Proprio il linguaggio coniato in Fantozzi è entrato ormai nel lessico comune: megapresidente galattico, anche poeta, la nuvola di Fantozzi, così come alcuni modi di dire (La corazzata Potëmkin è una cagata pazzesca) e sopratutto scene che ormai fanno parte della nostra storia comune e che vengono interpretate davvero molto bene da tutto il cast (oltre a Fantoni e Guarino Paolo Cresta, Cristiano Dessì, Lorenzo Fontana, Rossana Gay, Marcello Gravina, Ludovica Iannetti, Valentina Virando): dalla partita di tennis tra Filini e Fantozzi alla tragica passeggiata con la signorina Silvani, dall’innamoramento della Pina per il nipote del panettiere al capodanno del maestro Canelli. Si ride pur sapendo già cosa succederà.

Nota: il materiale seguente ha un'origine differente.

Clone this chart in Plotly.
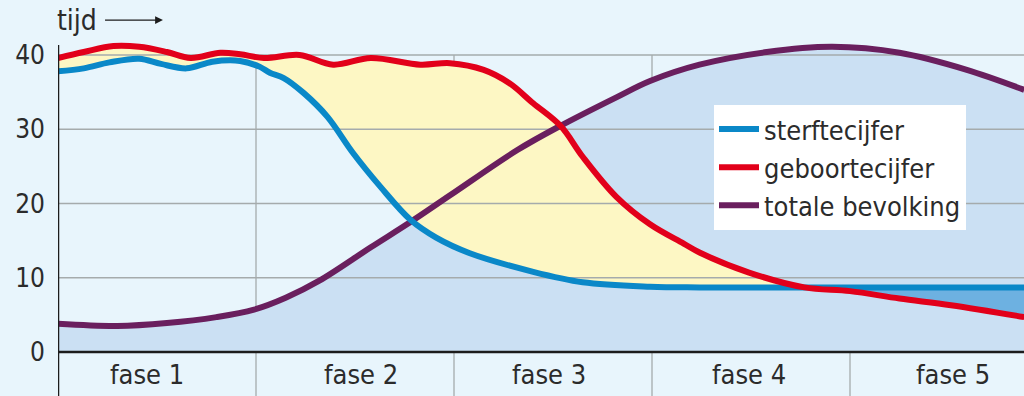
import plotly.graph_objects as go

# ---- data (x in phase units: 0 = start of fase 1, 1 = start of fase 2, ...) ----
fasen = ["fase 1", "fase 2", "fase 3", "fase 4", "fase 5"]
y_ticks = [0, 10, 20, 30, 40]

x_geboorte = [0.00, 0.13, 0.28, 0.41, 0.55, 0.67, 0.82, 0.92, 1.04, 1.22, 1.39, 1.58,
              1.83, 1.98, 2.15, 2.28, 2.40, 2.54, 2.65, 2.82, 2.99, 3.16, 3.24, 3.49,
              3.77, 4.00, 4.25, 4.51, 4.88]
geboortecijfer = [39.6, 40.4, 41.2, 41.1, 40.4, 39.6, 40.3, 40.1, 39.6, 40.0, 38.7, 39.6,
                  38.7, 38.9, 38.0, 36.2, 33.5, 30.4, 26.3, 20.9, 17.2, 14.6, 13.4, 10.7,
                  8.7, 8.2, 7.2, 6.3, 4.7]

x_sterfte = [0.00, 0.13, 0.26, 0.41, 0.52, 0.65, 0.78, 0.92, 1.02, 1.07, 1.14, 1.24,
             1.36, 1.49, 1.63, 1.78, 1.91, 2.08, 2.40, 2.65, 2.99, 3.24, 3.77, 4.25, 4.88]
sterftecijfer = [37.8, 38.2, 39.0, 39.5, 38.8, 38.2, 39.1, 39.2, 38.4, 37.6, 36.9, 34.9,
                 31.7, 26.8, 22.2, 17.8, 15.4, 13.3, 10.8, 9.4, 8.8, 8.7, 8.7, 8.7, 8.7]

x_bevolking = [0.00, 0.30, 0.55, 0.80, 0.99, 1.15, 1.32, 1.58, 1.78, 1.98, 2.32, 2.54,
               2.82, 2.99, 3.24, 3.58, 3.91, 4.25, 4.59, 4.88]
totale_bevolking = [3.8, 3.5, 3.9, 4.7, 5.7, 7.3, 9.6, 14.1, 17.5, 21.1, 27.2, 30.5,
                    34.3, 36.5, 38.7, 40.4, 41.1, 40.3, 38.0, 35.3]

kruispunt = 3.77  # where birth rate falls below death rate

# ---- styling ----
BG = "#e8f5fc"
POP_FILL = "#cbe0f3"
YELLOW = "#fdf7c4"
MID_BLUE = "#6db1e1"
GRID = "#a5abac"
DARK = "#1c1c1c"
TXT = "#2b2b2b"
C_BLUE = "#0a88c8"
C_RED = "#e2001a"
C_PURPLE = "#6a1f5e"
FONT = "DejaVu Sans Condensed, DejaVu Sans, sans-serif"

X_MAX = (1024 - 58) / 198
Y_MIN = -44 / 7.425
Y_MAX = 40 + 55 / 7.425
label_x = [0.45, 1.53, 2.48, 3.49, 4.52]


def split(xs, ys, at):
    head = [(x, y) for x, y in zip(xs, ys) if x <= at]
    tail = [(x, y) for x, y in zip(xs, ys) if x >= at]
    return ([p[0] for p in head], [p[1] for p in head]), ([p[0] for p in tail], [p[1] for p in tail])


(bh_x, bh_y), (bt_x, bt_y) = split(x_sterfte, sterftecijfer, kruispunt)
(rh_x, rh_y), (rt_x, rt_y) = split(x_geboorte, geboortecijfer, kruispunt)

fig = go.Figure()
common = dict(mode="lines", hoverinfo="skip", showlegend=False, line_shape="spline")

# population area
fig.add_trace(go.Scatter(x=x_bevolking, y=totale_bevolking, fill="tozeroy", fillcolor=POP_FILL,
                         line=dict(width=0, color=POP_FILL), **common))
# birth surplus (yellow)
fig.add_trace(go.Scatter(x=bh_x, y=bh_y, line=dict(width=0, color=YELLOW), **common))
fig.add_trace(go.Scatter(x=rh_x, y=rh_y, fill="tonexty", fillcolor=YELLOW,
                         line=dict(width=0, color=YELLOW), **common))
# death surplus (mid blue)
fig.add_trace(go.Scatter(x=bt_x, y=bt_y, line=dict(width=0, color=MID_BLUE), **common))
fig.add_trace(go.Scatter(x=rt_x, y=rt_y, fill="tonexty", fillcolor=MID_BLUE,
                         line=dict(width=0, color=MID_BLUE), **common))

# horizontal grid lines drawn above fills, below curves
for v in y_ticks[1:]:
    fig.add_trace(go.Scatter(x=[0, X_MAX], y=[v, v], mode="lines", hoverinfo="skip",
                             showlegend=False, line=dict(color=GRID, width=1.3)))

# curves
fig.add_trace(go.Scatter(x=x_bevolking, y=totale_bevolking, mode="lines", name="totale bevolking",
                         line=dict(color=C_PURPLE, width=6, shape="spline"), legendrank=3))
fig.add_trace(go.Scatter(x=x_sterfte, y=sterftecijfer, mode="lines", name="sterftecijfer",
                         line=dict(color=C_BLUE, width=6, shape="spline"), legendrank=1))
fig.add_trace(go.Scatter(x=x_geboorte, y=geboortecijfer, mode="lines", name="geboortecijfer",
                         line=dict(color=C_RED, width=6, shape="spline"), legendrank=2))

shapes = []
# phase dividers (under the fills)
for i in range(1, len(fasen)):
    shapes.append(dict(type="line", xref="x", yref="y", x0=i, x1=i, y0=Y_MIN, y1=40,
                       line=dict(color=GRID, width=1.3), layer="below"))
# axes
shapes.append(dict(type="line", xref="x", yref="y", x0=0, x1=X_MAX, y0=0, y1=0,
                   line=dict(color=DARK, width=2.5), layer="above"))
shapes.append(dict(type="line", xref="x", yref="y", x0=0, x1=0, y0=Y_MIN, y1=41.35,
                   line=dict(color=DARK, width=2.5), layer="above"))

annotations = []
for lx, f in zip(label_x, fasen):
    annotations.append(dict(x=lx, y=-3.0, xref="x", yref="y", text=f, showarrow=False,
                            font=dict(size=27, color=TXT, family=FONT)))
annotations.append(dict(x=-3 / 966, y=44.6, xref="paper", yref="y", text="tijd", showarrow=False,
                        xanchor="left", yanchor="middle", font=dict(size=28, color=TXT, family=FONT)))
annotations.append(dict(x=0.53, y=44.7, ax=0.23, ay=44.7, xref="x", yref="y", axref="x", ayref="y",
                        text="", showarrow=True, arrowhead=2, arrowsize=1.2, arrowwidth=1.3,
                        arrowcolor=DARK))

fig.update_layout(
    width=1024, height=396,
    margin=dict(l=58, r=0, t=0, b=0),
    paper_bgcolor=BG, plot_bgcolor=BG,
    font=dict(family=FONT, color=TXT, size=25),
    xaxis=dict(range=[0, X_MAX], showgrid=False, zeroline=False, showticklabels=False,
               showline=False, fixedrange=True),
    yaxis=dict(range=[Y_MIN, Y_MAX], tickvals=y_ticks, showgrid=False, zeroline=False,
               showline=False, ticks="", ticklabelstandoff=12,
               tickfont=dict(size=26, color=TXT, family=FONT), fixedrange=True),
    legend=dict(x=(714 - 58) / 966, y=1 - 105 / 396, xanchor="left", yanchor="top",
                bgcolor="white", borderwidth=0, font=dict(size=27, color=TXT, family=FONT),
                itemwidth=40, tracegroupgap=0, traceorder="normal"),
    shapes=shapes,
    annotations=annotations,
)

fig.write_html("out.html", config={"displayModeBar": False},
               post_script="document.body.style.margin='0px';document.body.style.overflow='hidden';")
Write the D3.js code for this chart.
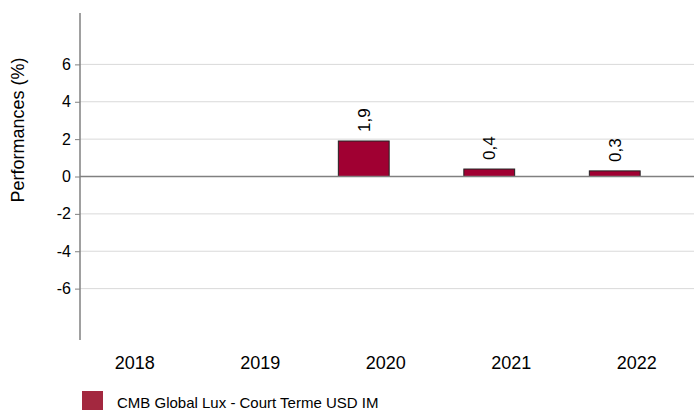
<!DOCTYPE html>
<html><head><meta charset="utf-8">
<script src="https://cdn.jsdelivr.net/npm/d3@7"></script>
<style>
html,body{margin:0;padding:0;background:#fff;}
svg{display:block;font-family:"Liberation Sans",Arial,sans-serif;}
</style></head>
<body>
<svg id="chart" width="694" height="410"></svg>
<script>
const categories = ["2018","2019","2020","2021","2022"];
const values = [null, null, 1.9, 0.4, 0.3];
const valueLabels = ["", "", "1,9", "0,4", "0,3"];
const yTicks = [-6,-4,-2,0,2,4,6];
const seriesName = "CMB Global Lux - Court Terme USD IM";
const yTitle = "Performances (%)";

const svg = d3.select("#chart");
const axisX = 80, rightX = 694;
const y = d3.scaleLinear().domain([-8.75, 8.75]).range([340, 13]);
const x = d3.scaleBand().domain(categories).range([50, 677.5]).padding(0);
const barW = x.bandwidth() * 0.405;
const labelOffset = 22;

// gridlines
svg.append("g").selectAll("line").data(yTicks.filter(d => d !== 0)).join("line")
  .attr("x1", axisX).attr("x2", rightX)
  .attr("y1", d => y(d)).attr("y2", d => y(d))
  .attr("stroke", "#d9d9d9").attr("stroke-width", 1);

// y axis
const yAxis = d3.axisLeft(y).tickValues(yTicks).tickSize(5).tickPadding(4).tickFormat(d3.format("d"));
const gy = svg.append("g").attr("transform", `translate(${axisX},0)`).call(yAxis);
gy.select(".domain").remove();
gy.selectAll(".tick line").attr("stroke", "#808080");
gy.selectAll(".tick text").attr("font-size", 16).attr("fill", "#000")
  .attr("font-family", "Liberation Sans, Arial, sans-serif");
gy.selectAll(".tick text").text(d => d < 0 ? "-" + Math.abs(d) : d);

svg.append("line").attr("x1", axisX).attr("x2", axisX).attr("y1", 13).attr("y2", 340)
  .attr("stroke", "#808080").attr("stroke-width", 1.5);

// bars
const data = categories.map((c, i) => ({c, v: values[i], l: valueLabels[i]})).filter(d => d.v !== null);
svg.append("g").selectAll("rect").data(data).join("rect")
  .attr("x", d => x(d.c) + (x.bandwidth() - barW) / 2)
  .attr("width", barW)
  .attr("y", d => y(Math.max(0, d.v)))
  .attr("height", d => Math.abs(y(d.v) - y(0)))
  .attr("fill", "#a00032").attr("stroke", "#222").attr("stroke-width", 1);

// zero line
svg.append("line").attr("x1", axisX).attr("x2", rightX).attr("y1", y(0)).attr("y2", y(0))
  .attr("stroke", "#808080").attr("stroke-width", 1.5);

// value labels
svg.append("g").selectAll("text").data(data).join("text")
  .attr("transform", d => `translate(${x(d.c) + x.bandwidth() / 2 + 6},${y(Math.max(0, d.v)) - 9}) rotate(-90)`)
  .attr("font-size", 17).attr("fill", "#000")
  .text(d => d.l);

// x labels
svg.append("g").selectAll("text").data(categories).join("text")
  .attr("x", d => x(d) + x.bandwidth() / 2 + labelOffset)
  .attr("y", 369)
  .attr("text-anchor", "middle").attr("font-size", 18).attr("fill", "#000")
  .text(d => d);

// y title
svg.append("text")
  .attr("transform", `translate(24,130) rotate(-90)`)
  .attr("text-anchor", "middle").attr("font-size", 18).attr("fill", "#000")
  .text(yTitle);

// legend
svg.append("rect").attr("x", 82).attr("y", 391).attr("width", 21).attr("height", 20).attr("fill", "#a3283f");
svg.append("text").attr("x", 117).attr("y", 408).attr("font-size", 15).attr("fill", "#000").text(seriesName);
</script>
</body></html>
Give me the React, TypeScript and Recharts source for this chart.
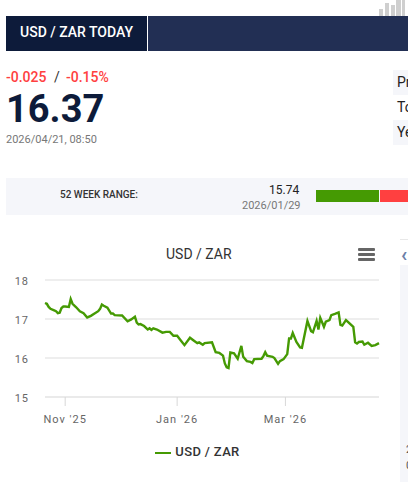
import React from 'react'
import { LineChart, Line, XAxis, YAxis, CartesianGrid, Legend } from 'recharts'

// days since 2025/10/21
const days = [
  0, 1, 2, 3, 5, 6, 7, 8, 9, 10, 11, 13, 14, 15, 17, 19, 21, 23, 25, 27, 29, 30, 31, 32, 34, 36, 37, 38, 42, 45, 47, 49,
  50, 51, 52, 54, 56, 57, 58, 59, 61, 64, 66, 68, 70, 72, 74, 76, 79, 81, 83, 84, 86, 87, 91, 93, 95, 97, 98, 99, 100,
  101, 103, 105, 107, 108, 110, 112, 113, 114, 118, 119, 120, 121, 124, 125, 127, 128, 130, 132, 133, 134, 135, 137,
  139, 140, 143, 145, 146, 148, 149, 150, 152, 153, 155, 156, 158, 160, 161, 162, 164, 168, 169, 170, 171, 173, 174,
  176, 178, 180, 182,
]
const prices = [
  17.41, 17.39, 17.31, 17.26, 17.22, 17.2, 17.15, 17.16, 17.28, 17.32, 17.32, 17.31, 17.51, 17.39, 17.3, 17.2, 17.15,
  17.04, 17.08, 17.14, 17.2, 17.26, 17.37, 17.34, 17.29, 17.14, 17.14, 17.1, 17.09, 16.94, 16.99, 17.06, 16.91, 16.86,
  16.87, 16.82, 16.73, 16.76, 16.72, 16.76, 16.73, 16.65, 16.67, 16.67, 16.57, 16.57, 16.45, 16.33, 16.52, 16.45, 16.38,
  16.4, 16.34, 16.38, 16.4, 16.15, 16.13, 16.06, 15.86, 15.76, 15.74, 16.14, 16.12, 15.98, 16.31, 16.03, 15.92, 15.9,
  15.87, 15.97, 15.98, 16.05, 16.15, 16.06, 16.03, 16.0, 15.85, 15.92, 15.97, 16.1, 16.5, 16.5, 16.64, 16.41, 16.27,
  16.26, 16.95, 16.69, 16.66, 16.95, 16.73, 17.03, 16.8, 16.93, 16.97, 17.1, 17.13, 17.17, 16.85, 16.83, 16.97, 16.8,
  16.4, 16.37, 16.41, 16.42, 16.34, 16.39, 16.31, 16.33, 16.38,
]
const xTicks = [11, 72, 131]
const xLabels = ["Nov '25", "Jan '26", "Mar '26"]
const yTicks = [15, 16, 17, 18]
const logoBars = [
  [379, 9, 4],
  [385, 3, 4],
  [391, 5, 4],
  [396, 0, 5],
  [402, 0, 3],
]

const data = days.map((day, i) => ({ day, price: prices[i] }))

const FONT = 'Roboto, sans-serif'
const GREEN = '#459a03'
const RED = '#ff4040'
const NAVY = '#0d1b3a'

function box(left: number, top: number, width: number, height: number, background: string): React.CSSProperties {
  return { position: 'absolute', left, top, width, height, background }
}

function label(left: number, top: number, fontSize: number, color: string, extra?: React.CSSProperties): React.CSSProperties {
  return { position: 'absolute', left, top, fontSize, color, lineHeight: '1', whiteSpace: 'nowrap', ...extra }
}

export default function App() {
  return (
    <div
      style={{
        position: 'absolute',
        left: 0,
        top: 0,
        width: 408,
        height: 482,
        overflow: 'hidden',
        background: '#fff',
        fontFamily: FONT,
      }}
    >
      {logoBars.map(([x, y, w]) => (
        <div key={x} style={box(x, y, w, 16 - y, '#cfcfcf')} />
      ))}
      <div style={box(6, 16, 141, 35, NAVY)} />
      <div style={box(148, 16, 260, 35, '#222f54')} />
      <div style={label(20, 25, 14, '#fff', { fontWeight: 500 })}>USD / ZAR TODAY</div>

      <div style={label(6, 70, 14, RED, { fontWeight: 500 })}>-0.025</div>
      <div style={label(54, 70, 14, '#333')}>/</div>
      <div style={label(66, 70, 14, RED, { fontWeight: 500 })}>-0.15%</div>
      <div style={label(6, 90, 38, NAVY, { fontWeight: 700 })}>16.37</div>
      <div style={label(6, 134, 11, '#777')}>2026/04/21, 08:50</div>

      <div style={box(393, 70, 15, 25, '#f5f6fa')} />
      <div style={box(393, 120, 15, 25, '#f5f6fa')} />
      <div style={label(397, 75, 14, '#222')}>Pr</div>
      <div style={label(397, 100, 14, '#222')}>To</div>
      <div style={label(397, 125, 14, '#222')}>Ye</div>

      <div style={box(6, 178, 402, 37, '#f5f6fa')} />
      <div style={label(60, 190, 10, '#333', { fontWeight: 500 })}>52 WEEK RANGE:</div>
      <div style={label(269, 184, 12, '#222')}>15.74</div>
      <div style={label(242, 200, 11, '#777')}>2026/01/29</div>
      <div style={box(316, 190, 63, 12, GREEN)} />
      <div style={box(380, 190, 28, 12, RED)} />

      <div style={label(166, 247, 14, '#333')}>USD / ZAR</div>
      {[248, 253, 258].map((y) => (
        <div key={y} style={{ ...box(358, y, 17, 3, '#666'), borderRadius: 1 }} />
      ))}

      <div style={box(400, 265, 8, 217, '#f5f6fa')} />
      <div style={box(400, 239, 8, 1, '#e8e8e8')} />
      <div style={label(401, 244, 20, '#6d7fa8', { fontWeight: 700 })}>‹</div>
      <div style={label(406, 444, 11, '#555')}>2</div>
      <div style={label(406, 460, 11, '#555')}>0</div>

      <div style={{ position: 'absolute', left: 0, top: 240 }}>
        <LineChart width={408} height={240} data={data} margin={{ top: 40, right: 29, bottom: 14, left: 0 }}>
          <CartesianGrid vertical={false} stroke="#e8e8e8" strokeWidth={1.5} />
          <XAxis
            dataKey="day"
            type="number"
            domain={[0, 182]}
            ticks={xTicks}
            tickFormatter={(d: number) => xLabels[xTicks.indexOf(d)]}
            height={47}
            axisLine={{ stroke: '#e8e8e8', strokeWidth: 1.5 }}
            tickLine={{ stroke: '#d8d8d8' }}
            tickSize={9}
            tickMargin={9}
            tick={{ fontSize: 11, fill: '#666', fontFamily: FONT, letterSpacing: 1 }}
          />
          <YAxis
            domain={[15, 18]}
            ticks={yTicks}
            width={45}
            axisLine={false}
            tickLine={false}
            tickMargin={10}
            dy={1}
            tick={{ fontSize: 11, fill: '#666', fontFamily: FONT, letterSpacing: 1 }}
          />
          <Legend
            verticalAlign="bottom"
            height={22}
            iconType="plainline"
            iconSize={16}
            wrapperStyle={{ left: 13, fontFamily: FONT, fontSize: 13, fontWeight: 500, letterSpacing: 0.35 }}
            formatter={(value: string) => <span style={{ color: '#333' }}>{value}</span>}
          />
          <Line
            type="linear"
            dataKey="price"
            name="USD / ZAR"
            stroke={GREEN}
            strokeWidth={2.4}
            dot={false}
            isAnimationActive={false}
          />
        </LineChart>
      </div>
    </div>
  )
}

Nel finale anche una riflessione sul ieri e sull’oggi che preferiamo non spoilerare.

Alla prima, ad accogliere il pubblico (in platea pure il futuro Paolo Villaggio televisivo, Enzo Paci), anche una vera bianchina nel foyer del rinnovato Teatro Ivo Chiesa i cui lavori sono stati conclusi solo in parte: la facciata sarà ristrutturata entro il 2024.